The Museum’s Contemporary Art Gallery includes 16 paintings by Stefan Gierowski from the years 1958–1988, including four from the 1970s and the 1980s, and are part of the Museum’s permanent exhibition. This period in the artist’s oeuvre, after a departure from reflections on geometry, is marked by his brave use of colour. It is colour, light, and brightness vs. darkness and their intermingling that are the protagonists of the compositions. Some of them emanate with light that emerges from beneath the matter of thinly applied paint. It is precisely “transparent” matter that was the key issue in the later stage of Stefan Gierowski’s creative pursuits.
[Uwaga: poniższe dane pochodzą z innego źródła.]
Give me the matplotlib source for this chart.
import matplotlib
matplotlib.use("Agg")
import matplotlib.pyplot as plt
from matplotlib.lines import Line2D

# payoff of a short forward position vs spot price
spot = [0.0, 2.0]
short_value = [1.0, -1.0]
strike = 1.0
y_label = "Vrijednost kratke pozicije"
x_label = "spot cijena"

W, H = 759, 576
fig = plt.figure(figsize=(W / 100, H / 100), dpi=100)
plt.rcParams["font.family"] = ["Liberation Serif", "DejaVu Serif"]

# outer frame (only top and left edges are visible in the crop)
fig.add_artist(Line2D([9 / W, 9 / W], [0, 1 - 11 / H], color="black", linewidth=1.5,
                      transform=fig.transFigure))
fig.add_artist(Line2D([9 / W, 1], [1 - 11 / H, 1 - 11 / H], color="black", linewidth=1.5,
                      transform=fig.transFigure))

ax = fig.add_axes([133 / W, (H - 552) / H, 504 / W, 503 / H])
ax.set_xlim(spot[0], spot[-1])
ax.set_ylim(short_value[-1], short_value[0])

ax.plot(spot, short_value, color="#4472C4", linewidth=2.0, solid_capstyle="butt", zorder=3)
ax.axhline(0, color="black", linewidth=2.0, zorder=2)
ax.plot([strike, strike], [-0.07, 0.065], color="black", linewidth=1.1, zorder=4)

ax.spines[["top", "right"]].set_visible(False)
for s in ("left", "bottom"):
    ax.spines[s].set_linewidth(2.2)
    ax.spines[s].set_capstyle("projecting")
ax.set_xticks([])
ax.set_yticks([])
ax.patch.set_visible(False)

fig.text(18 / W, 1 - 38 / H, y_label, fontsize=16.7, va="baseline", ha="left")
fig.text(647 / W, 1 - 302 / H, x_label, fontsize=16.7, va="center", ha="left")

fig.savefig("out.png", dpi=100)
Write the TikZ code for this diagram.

The artist himself defined its essence in the following way: “At present, in my imagination I combine matter with light.”
The paintings of recent years have summed up reflections on the essence of painting that he has grappled with since 1957. Concurrently, instead of titles, the artist began to apply Roman numerals to refer to his invariably abstract compositions.
Painting DLXXXIV is a composition of Gierowski’s preferred size 200 × 130. Its shape, vehement and expressive colour range and the emanation of the light hidden within confirm the significance of the painter’s pursuits. They testify to an extraordinary consistence, resistance, and audacity in posing artistic problems and show profound wisdom in providing solutions to them. They are one of the last chapters of Stefan Gierowski’s “treatise on painting”. They supplement the story of the world painted in oils on a rectangular canvas, a universe visualised through light, colour, and matter.